The main criticism against the catastrophist argument is that it doesn’t work. The “heuristics of fear” theory, put forward years ago by the German philosopher Hans Jonas (1903-1993) – who believed that only fearing the worst was enough to raise consciousness – is no longer relevant in the contemporary context. It’s all very well for great minds to sign ominous open letters, but this doesn’t bring us any closer to solutions. The task of scientists is not to announce the inevitability of catastrophe, but to tackle problems at different levels of action.

Catastrophist arguments may be futile, but they are successful...

Not only are they successful, they also provoke hostile reactions. Ecology ends up getting confused with catastrophism. Groups like the Association française pour l'information scientifique (French Association for Scientific Information (AFIS)) have even back-pedalled, proclaiming that we have never been happier on this planet. In these polemics, the arguments of groups like AFIS are all the more successful because they do not call on the public to do anything.

Concretely, though, can we avoid a catastrophe?

First of all, there are many kinds of catastrophes. To announce  a final global catastrophe is to ignore the real facts. It is important to avoid endorsing a closed-off vision of the future, even if it is supported by institutions, and to unlock possible futures. There are always individuals, groups, cities or regions that are inventing alternatives and new possibilities. The book that I co-authored with Josquin Debaz, Aux bords de l’irréversible [On the Edge of the Irreversible, 2017] traces the emergence of a multiplicity of “counter-Anthropocenes” – other possible worlds that are forged in the interstices. While they often appear as forms of “resistance”, they generate other modes of acting and of the perception of the world.

Take, for example, the plan to build a new international airport at Notre-Dame-des-Landes in France. First initiated in the 1960s, the project was relaunched in the early 2000s.  Found to be inconsistent with the COP 21 (Paris, 2015) declarations on combating climate change, it was finally abandoned in January 2018 under pressure from activists. Central to the civic resistance organized by the citizens of Notre-Dame-des-Landes was their collective ability to reverse the order of priorities.

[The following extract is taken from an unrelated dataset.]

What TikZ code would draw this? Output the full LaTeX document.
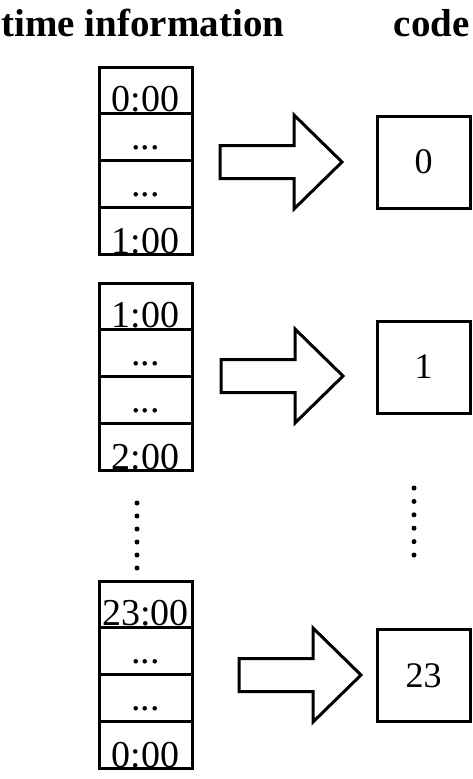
\documentclass[tikz,border=0pt]{standalone}
\usepackage{fontspec}
\setmainfont{Liberation Serif}
\begin{document}
\begin{tikzpicture}[x=1pt,y=-1pt,line width=3pt,
  cell/.style={draw,minimum width=93pt,minimum height=46.75pt,inner sep=0pt,outer sep=0pt,anchor=north},
  timelbl/.style={font=\fontsize{38}{38}\selectfont,inner sep=0pt,anchor=base},
  codebox/.style={draw,minimum width=93pt,minimum height=92pt,inner sep=0pt,outer sep=0pt,font=\fontsize{36}{36}\selectfont},
  head/.style={font=\fontsize{39}{39}\selectfont\bfseries,inner sep=0pt},
  bigarrow/.pic={\draw[line join=miter] (0,-16.5) -- (74,-16.5) -- (74,-47) -- (122,0) -- (74,47) -- (74,16.5) -- (0,16.5) -- cycle;}]
\useasboundingbox (0,0) rectangle (472,779);
% headers
\node[head,anchor=base west] (h1) at (0,36) {time information};
\node[head,anchor=base east] (h2) at (471,36) {code};
% stack 1
\node[cell] (a1) at (145.5,67) {};
\node[cell] (a2) at (a1.south) {};
\node[cell] (a3) at (a2.south) {};
\node[cell] (a4) at (a3.south) {};
\node[timelbl] (la1) at ([yshift=2pt]a1.south) {0:00};
\node[timelbl] (la2) at ([yshift=11pt]a2.south) {...};
\node[timelbl] (la3) at ([yshift=11pt]a3.south) {...};
\node[timelbl] (la4) at ([yshift=1pt]a4.south) {1:00};
% stack 2
\node[cell] (b1) at (145.5,283) {};
\node[cell] (b2) at (b1.south) {};
\node[cell] (b3) at (b2.south) {};
\node[cell] (b4) at (b3.south) {};
\node[timelbl] (lb1) at ([yshift=2pt]b1.south) {1:00};
\node[timelbl] (lb2) at ([yshift=11pt]b2.south) {...};
\node[timelbl] (lb3) at ([yshift=11pt]b3.south) {...};
\node[timelbl] (lb4) at ([yshift=1pt]b4.south) {2:00};
% stack 3
\node[cell] (c1) at (145.5,581) {};
\node[cell] (c2) at (c1.south) {};
\node[cell] (c3) at (c2.south) {};
\node[cell] (c4) at (c3.south) {};
\node[timelbl] (lc1) at ([yshift=2pt]c1.south) {23:00};
\node[timelbl] (lc2) at ([yshift=11pt]c2.south) {...};
\node[timelbl] (lc3) at ([yshift=11pt]c3.south) {...};
\node[timelbl] (lc4) at ([yshift=1pt]c4.south) {0:00};
% code boxes
\node[codebox] (k0) at (423.5,162) {0};
\node[codebox] (k1) at (423.5,367) {1};
\node[codebox] (k23) at (423.5,675.5) {23};
% arrows
\coordinate (t0) at (220,162);
\coordinate (t1) at (221,376);
\coordinate (t23) at (239,675);
\pic at (t0) {bigarrow};
\pic at (t1) {bigarrow};
\pic at (t23) {bigarrow};
% vertical dots
\foreach \i in {0,...,5} {
  \fill (137,503+13*\i) circle (2.5pt);
  \fill (414,488+13.4*\i) circle (2.5pt);
}
\end{tikzpicture}
\end{document}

The movements around farmers’ seed systems and permaculture are inspired by the functioning of traditional ecosystems and knowledge, while aiming for self-sufficiency. As with cities in transition, multiple collective experiences work together to redefine and manage common goods, fuelling new ideas for shaping policy.

The future remains open. Every humanist has a duty to prove the prophets of catastrophism wrong. There are countless places on this planet where people are already struggling to overcome the devastating effects of the techno-industrial hubris.